Comment by datsci_est_2015

8 hours ago

It’s a pretty commonly repeated theory amongst far right / reactionary “thought leaders”. They call it the “Long March Through the Institutions”. I think the comment you were responding to was ironically referencing it.

The phrase wasn't concocted by the right wing, it's was coined by a left-winger as an explicit plan of approach: https://en.wikipedia.org/wiki/Long_march_through_the_institu...

  • > To extend the base of the student movement, Rudi Dutschke has proposed the strategy of the long march through the institutions: working against the established institutions while working within them, but not simply by 'boring from within', rather by 'doing the job', learning (how to program and read computers, how to teach at all levels of education, how to use the mass media, how to organize production, how to recognize and eschew planned obsolescence, how to design, et cetera), and at the same time preserving one's own consciousness in working with others.

    I'm going to go out on a limb and say that a German student activist's definitionally anodyne proposal to engage with society and barely referenced in the decades since has probably been coopted more than a little to concoct a new boogeyman for the right wing.

  • Yes, often one wing of political thought leaders will adopt terms and ideas from the other wing to serve as a foundation for their theories. I never suggested that the term itself was invented by someone on the right, merely that it’s a term widely used to describe the very specific idea of a calculated political effort to expel conservatives from academia.
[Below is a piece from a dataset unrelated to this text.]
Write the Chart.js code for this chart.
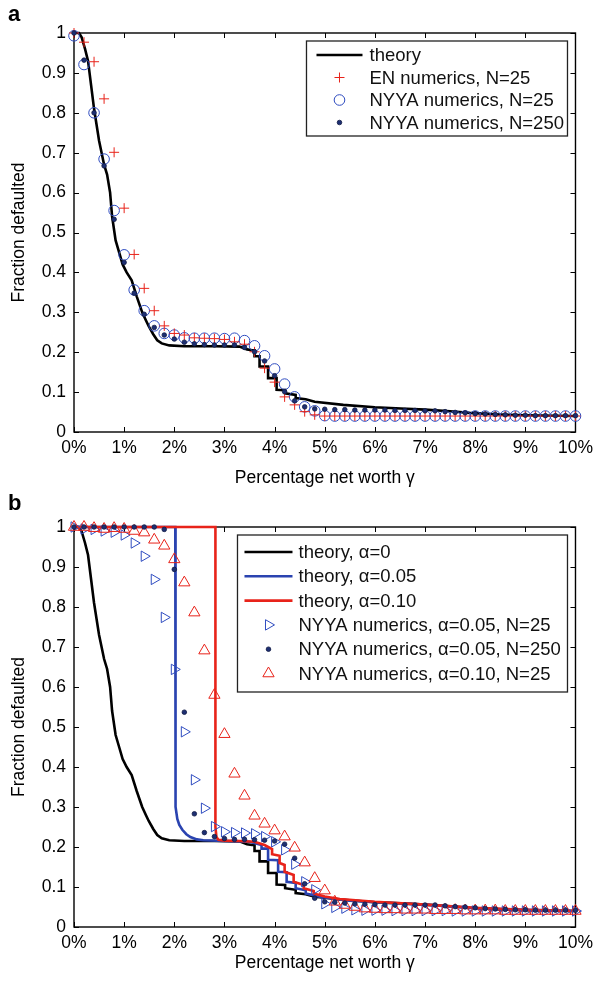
<!DOCTYPE html>
<html lang="en">
<head>
<meta charset="UTF-8" />
<title>Fraction defaulted vs percentage net worth</title>
<script src="https://cdn.jsdelivr.net/npm/chart.js"></script>
<style>
    body { margin: 0; background: #fff; }
    .panel { position: absolute; left: 0; width: 599px; }
    .tag { position: absolute; left: 8px; font: bold 22px "Liberation Sans", Arial, sans-serif; line-height: 22px; }
</style>
</head>
<body>
<div class="panel" style="top:0;height:490px"><canvas id="chartA" width="599" height="490"></canvas></div>
<div class="panel" style="top:490px;height:495px"><canvas id="chartB" width="599" height="495"></canvas></div>
<div class="tag" style="top:3px">a</div>
<div class="tag" style="top:492px">b</div>

<script>
// x positions of the simulated points (percentage net worth)
const xGrid = [0,0.2,0.4,0.6,0.8,1,1.2,1.4,1.6,1.8,2,2.2,2.4,2.6,2.8,3,3.2,3.4,3.6,3.8,4,4.2,4.4,4.6,4.8,
    5,5.2,5.4,5.6,5.8,6,6.2,6.4,6.6,6.8,7,7.2,7.4,7.6,7.8,8,8.2,8.4,8.6,8.8,9,9.2,9.4,9.6,9.8,10];

// theory, alpha = 0 (used in both panels)
const theoryX0 = [0,0.1,0.15,0.22,0.28,0.34,0.4,0.5,0.6,0.66,0.72,0.76,0.83,0.9,0.97,1.05,1.15,1.25,1.36,1.44,
    1.49,1.58,1.66,1.75,1.9,2.2,2.8,3.3,3.45,3.55,3.6,3.6,3.7,3.7,3.87,3.87,4.04,4.04,4.21,4.21,
    4.42,4.42,4.62,4.8,5.37,6.0,6.52,7.0,7.5,7.89,8.5,9.0,10];
const theoryY0 = [1,1,0.99,0.96,0.93,0.87,0.81,0.73,0.67,0.645,0.6,0.54,0.48,0.45,0.42,0.40,0.38,0.34,0.30,0.278,
    0.265,0.245,0.23,0.222,0.217,0.215,0.215,0.214,0.207,0.205,0.205,0.19,0.19,0.164,0.164,0.135,0.135,0.106,0.105,0.097,
    0.093,0.085,0.082,0.076,0.068,0.062,0.059,0.056,0.052,0.048,0.044,0.042,0.040];

// theory, alpha = 0.05
const theoryX05 = [0,2.02,2.02,2.03,2.06,2.1,2.16,2.24,2.32,2.45,2.58,3.0,3.5,3.74,3.74,3.87,3.87,4.07,4.07,4.24,
    4.24,4.42,4.42,4.62,4.62,4.9,5.2,5.5,6.0,7.0,8.0,9.0,10];
const theoryY05 = [1,1,0.33,0.30,0.27,0.255,0.243,0.232,0.225,0.219,0.217,0.215,0.213,0.205,0.196,0.196,0.168,0.167,0.138,0.137,
    0.113,0.11,0.097,0.092,0.084,0.076,0.07,0.066,0.062,0.056,0.047,0.043,0.04];

// theory, alpha = 0.10
const theoryX10 = [0,2.82,2.82,2.84,2.88,3.0,3.3,3.6,3.8,3.95,3.95,4.1,4.1,4.2,4.2,4.38,4.38,4.58,4.58,4.78,
    4.78,5.0,5.3,6.0,7.0,8.0,9.0,10];
const theoryY10 = [1,1,0.25,0.225,0.218,0.216,0.215,0.213,0.205,0.195,0.182,0.178,0.16,0.155,0.138,0.13,0.113,0.105,0.097,0.09,
    0.084,0.076,0.07,0.063,0.056,0.048,0.043,0.04];

// panel a numerics
const enN25 = [1.0,0.977,0.928,0.835,0.701,0.561,0.445,0.36,0.304,0.266,0.247,0.243,0.236,0.235,0.234,0.232,0.226,0.22,0.201,0.16,
    0.125,0.088,0.068,0.051,0.043,0.04,0.04,0.04,0.04,0.04,0.04,0.04,0.04,0.04,0.04,0.04,0.04,0.04,0.04,0.04,
    0.04,0.04,0.04,0.04,0.04,0.04,0.04,0.04,0.04,0.04,0.04];
const nyyaN25 = [0.993,0.921,0.80,0.684,0.555,0.444,0.356,0.304,0.266,0.247,0.243,0.236,0.235,0.235,0.235,0.234,0.235,0.229,0.216,0.191,
    0.158,0.12,0.088,0.063,0.053,0.041,0.04,0.04,0.04,0.04,0.04,0.04,0.04,0.04,0.04,0.04,0.04,0.04,0.04,0.04,
    0.04,0.04,0.04,0.04,0.04,0.04,0.04,0.04,0.04,0.04,0.04];
const nyyaN250 = [1.0,0.932,0.80,0.667,0.533,0.425,0.348,0.295,0.262,0.243,0.233,0.225,0.221,0.219,0.218,0.218,0.218,0.212,0.201,0.178,
    0.141,0.101,0.078,0.063,0.058,0.057,0.056,0.056,0.055,0.055,0.055,0.055,0.054,0.054,0.054,0.053,0.053,0.051,0.049,0.048,
    0.046,0.045,0.044,0.043,0.042,0.042,0.041,0.041,0.041,0.041,0.041];

// panel b numerics
const nyyaA05N25 = [1.0,0.995,0.994,0.99,0.987,0.98,0.96,0.927,0.869,0.774,0.644,0.488,0.368,0.297,0.251,0.238,0.236,0.235,0.233,0.226,
    0.213,0.193,0.157,0.113,0.093,0.058,0.049,0.047,0.043,0.042,0.042,0.042,0.041,0.041,0.041,0.041,0.041,0.041,0.04,0.04,
    0.04,0.04,0.04,0.04,0.04,0.04,0.04,0.04,0.04,0.04,0.04];
const nyyaA05N250 = [1,1,1,1,1,1,1,1,1,0.994,0.894,0.537,0.283,0.236,0.226,0.221,0.219,0.219,0.218,0.217,
    0.215,0.207,0.172,0.108,0.072,0.063,0.062,0.06,0.058,0.057,0.056,0.055,0.055,0.055,0.055,0.055,0.055,0.053,0.051,0.05,
    0.048,0.046,0.045,0.044,0.043,0.043,0.042,0.042,0.042,0.042,0.042];
const nyyaA10N25 = [1.0,1.0,0.997,0.995,0.997,0.995,0.99,0.986,0.968,0.953,0.919,0.861,0.786,0.691,0.58,0.482,0.383,0.328,0.278,0.258,
    0.241,0.226,0.198,0.161,0.122,0.091,0.063,0.055,0.05,0.046,0.045,0.044,0.044,0.043,0.043,0.043,0.042,0.042,0.042,0.041,
    0.041,0.041,0.041,0.04,0.04,0.04,0.04,0.04,0.04,0.04,0.04];

const xTicks = [0,1,2,3,4,5,6,7,8,9,10];
const yTicks = [0,0.1,0.2,0.3,0.4,0.5,0.6,0.7,0.8,0.9,1];

const FONT = '"Liberation Sans", Arial, Helvetica, sans-serif';
const RED = '#e8231a', BLUE = '#2f4cc0', NAVY = '#1d2f72';

function pts(xs, ys) {
    return xs.map((x, i) => ({x: x, y: ys[i]}));
}

function lineSet(label, xs, ys, color, order) {
    return {label, data: pts(xs, ys), showLine: true, borderColor: color, borderWidth: 2.6,
        pointRadius: 0, tension: 0, order, clip: 4, legendType: 'line'};
}

function markSet(label, ys, style, color, fill, radius, order, extra) {
    return Object.assign({label, data: pts(xGrid, ys), showLine: false, pointStyle: style,
        pointRadius: radius, pointBorderColor: color, pointBackgroundColor: fill,
        pointBorderWidth: 1, order, clip: false, legendType: 'mark'}, extra || {});
}

function drawMarker(ctx, ds, cx, cy) {
    const r = ds.pointRadius;
    ctx.save();
    ctx.lineWidth = ds.pointBorderWidth;
    ctx.strokeStyle = ds.pointBorderColor;
    ctx.fillStyle = ds.pointBackgroundColor;
    ctx.beginPath();
    if (ds.pointStyle === 'cross') {
        ctx.moveTo(cx - r, cy); ctx.lineTo(cx + r, cy);
        ctx.moveTo(cx, cy - r); ctx.lineTo(cx, cy + r);
    } else if (ds.pointStyle === 'triangle') {
        let a = (ds.pointRotation || 0) * Math.PI / 180;
        for (let k = 0; k < 3; k++) {
            const px = cx + Math.sin(a) * r, py = cy - Math.cos(a) * r;
            if (k) ctx.lineTo(px, py); else ctx.moveTo(px, py);
            a += 2 * Math.PI / 3;
        }
        ctx.closePath();
    } else {
        ctx.arc(cx, cy, r, 0, 2 * Math.PI);
    }
    ctx.fill();
    ctx.stroke();
    ctx.restore();
}

// box around the axes with inward ticks on all four sides
const framePlugin = {
    id: 'frame',
    beforeDatasetsDraw(chart) {
        const {ctx, chartArea: a, scales} = chart;
        const tl = 5;
        ctx.save();
        ctx.strokeStyle = '#000';
        ctx.lineWidth = 1.4;
        ctx.strokeRect(a.left, a.top, a.right - a.left, a.bottom - a.top);
        ctx.lineWidth = 1;
        ctx.beginPath();
        scales.x.ticks.forEach(t => {
            const px = Math.round(scales.x.getPixelForValue(t.value)) + 0.5;
            ctx.moveTo(px, a.bottom); ctx.lineTo(px, a.bottom - tl);
            ctx.moveTo(px, a.top); ctx.lineTo(px, a.top + tl);
        });
        scales.y.ticks.forEach(t => {
            const py = Math.round(scales.y.getPixelForValue(t.value)) + 0.5;
            ctx.moveTo(a.left, py); ctx.lineTo(a.left + tl, py);
            ctx.moveTo(a.right, py); ctx.lineTo(a.right - tl, py);
        });
        ctx.stroke();
        ctx.restore();
    }
};

// boxed legend inside the top right corner of the axes
const boxLegend = {
    id: 'boxLegend',
    afterDraw(chart, args, o) {
        const {ctx, chartArea: a} = chart;
        const right = a.right - o.inset, left = right - o.width, top = a.top + o.inset;
        ctx.save();
        ctx.fillStyle = '#fff';
        ctx.fillRect(left, top, o.width, o.height);
        ctx.strokeStyle = '#222';
        ctx.lineWidth = 1.3;
        ctx.strokeRect(left, top, o.width, o.height);
        ctx.font = o.fontSize + 'px ' + FONT;
        ctx.textBaseline = 'middle';
        chart.data.datasets.forEach((ds, i) => {
            const cy = top + o.firstRow + i * o.rowH;
            const x0 = left + o.sampleX, x1 = x0 + o.sampleLen;
            if (ds.legendType === 'line') {
                ctx.strokeStyle = ds.borderColor;
                ctx.lineWidth = ds.borderWidth;
                ctx.beginPath();
                ctx.moveTo(x0, cy); ctx.lineTo(x1, cy);
                ctx.stroke();
            } else {
                drawMarker(ctx, ds, (x0 + x1) / 2, cy);
            }
            ctx.fillStyle = '#111';
            ctx.fillText(ds.label, left + o.textX, cy + 1);
        });
        ctx.restore();
    }
};

function makeOptions(pad, xTitleBottom, legend) {
    return {
        responsive: false,
        animation: false,
        events: [],
        layout: {padding: pad},
        plugins: {legend: {display: false}, tooltip: {enabled: false}, boxLegend: legend},
        scales: {
            x: {
                type: 'linear', min: 0, max: 10,
                grid: {display: false, drawTicks: false}, border: {display: false},
                afterBuildTicks: s => { s.ticks = xTicks.map(v => ({value: v})); },
                afterFit: s => { s.height = pad.xh; },
                ticks: {padding: 6, color: '#000', autoSkip: false, maxRotation: 0,
                    font: {family: FONT, size: 17.5}, callback: v => v + '%'},
                title: {display: true, text: 'Percentage net worth \u03b3', color: '#000',
                    padding: {top: 0, bottom: xTitleBottom}, font: {family: FONT, size: 17.5}}
            },
            y: {
                type: 'linear', min: 0, max: 1,
                grid: {display: false, drawTicks: false}, border: {display: false},
                afterBuildTicks: s => { s.ticks = yTicks.map(v => ({value: v})); },
                afterFit: s => { s.width = 74; },
                ticks: {padding: 8, color: '#000', autoSkip: false,
                    font: {family: FONT, size: 17.5}, callback: v => String(v)},
                title: {display: true, text: 'Fraction defaulted', color: '#000',
                    padding: {top: 9, bottom: 0}, font: {family: FONT, size: 17.5}}
            }
        }
    };
}

new Chart(document.getElementById('chartA'), {
    type: 'scatter',
    data: {
        datasets: [
            lineSet('theory', theoryX0, theoryY0, '#000', 10),
            markSet('EN numerics, N=25', enN25, 'cross', RED, RED, 5, 2),
            markSet('NYYA numerics, N=25', nyyaN25, 'circle', BLUE, 'rgba(0,0,0,0)', 5.3, 3),
            markSet('NYYA numerics, N=250', nyyaN250, 'circle', '#111a45', NAVY, 2.3, 1, {pointBorderWidth: 0.8})
        ]
    },
    options: makeOptions({top: 33, right: 18, bottom: 0, left: 0, xh: 58}, 1.5,
        {inset: 8, width: 261, height: 95, firstRow: 14, rowH: 22.5, sampleX: 10, sampleLen: 46, textX: 63, fontSize: 18.5}),
    plugins: [framePlugin, boxLegend]
});

new Chart(document.getElementById('chartB'), {
    type: 'scatter',
    data: {
        datasets: [
            lineSet('theory, \u03b1=0', theoryX0, theoryY0, '#000', 12),
            lineSet('theory, \u03b1=0.05', theoryX05, theoryY05, '#2a43b0', 11),
            lineSet('theory, \u03b1=0.10', theoryX10, theoryY10, RED, 10),
            markSet('NYYA numerics, \u03b1=0.05, N=25', nyyaA05N25, 'triangle', BLUE, 'rgba(0,0,0,0)', 6, 3, {pointRotation: 90}),
            markSet('NYYA numerics, \u03b1=0.05, N=250', nyyaA05N250, 'circle', '#111a45', NAVY, 2.3, 1, {pointBorderWidth: 0.8}),
            markSet('NYYA numerics, \u03b1=0.10, N=25', nyyaA10N25, 'triangle', RED, 'rgba(0,0,0,0)', 6.5, 2)
        ]
    },
    options: makeOptions({top: 37, right: 18, bottom: 0, left: 0, xh: 58}, 11.5,
        {inset: 8, width: 330, height: 157, firstRow: 17, rowH: 24.3, sampleX: 7, sampleLen: 48, textX: 61, fontSize: 18.5}),
    plugins: [framePlugin, boxLegend]
});
</script>
</body>
</html>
Ironically, Rudi’s ambitions were much more grand than simply transforming academia, he wanted to transform society.

    Anyway, what you presented is not a “gotcha”, despite the fact that I’ve heard it a million times when engaging with right wing “intellectuals”. It’s still a conspiracy theory.

It's not especially a "right wing theory" anymore than climate change is a "left wing theory"

https://www.theatlantic.com/ideas/archive/2025/05/conservati...

  • You misunderstand, the idea of the “Long March Through the Institutions” is that innocent conservative intellectuals are the victims of a central, coordinated campaign for them to be expelled from academia in order to transform academia into an institution that serves leftwing agendas. It’s an explicit rejection that such a transformation could occur naturally, and can fairly be considered a conspiracy theory by the mainstream specifically because it meets Barkun’s criteria for conspiracy theories:

      - nothing happens by accident
      - nothing is as it seems
      - everything is connected
    

    as well as the lack of a smoking gun.

    • I don't really buy that idea, but like the one black guy at the Country Line Dance, you get the strong vibe you are not in the right place, and kind of just want to leave, regardless of how people are upfront treating you.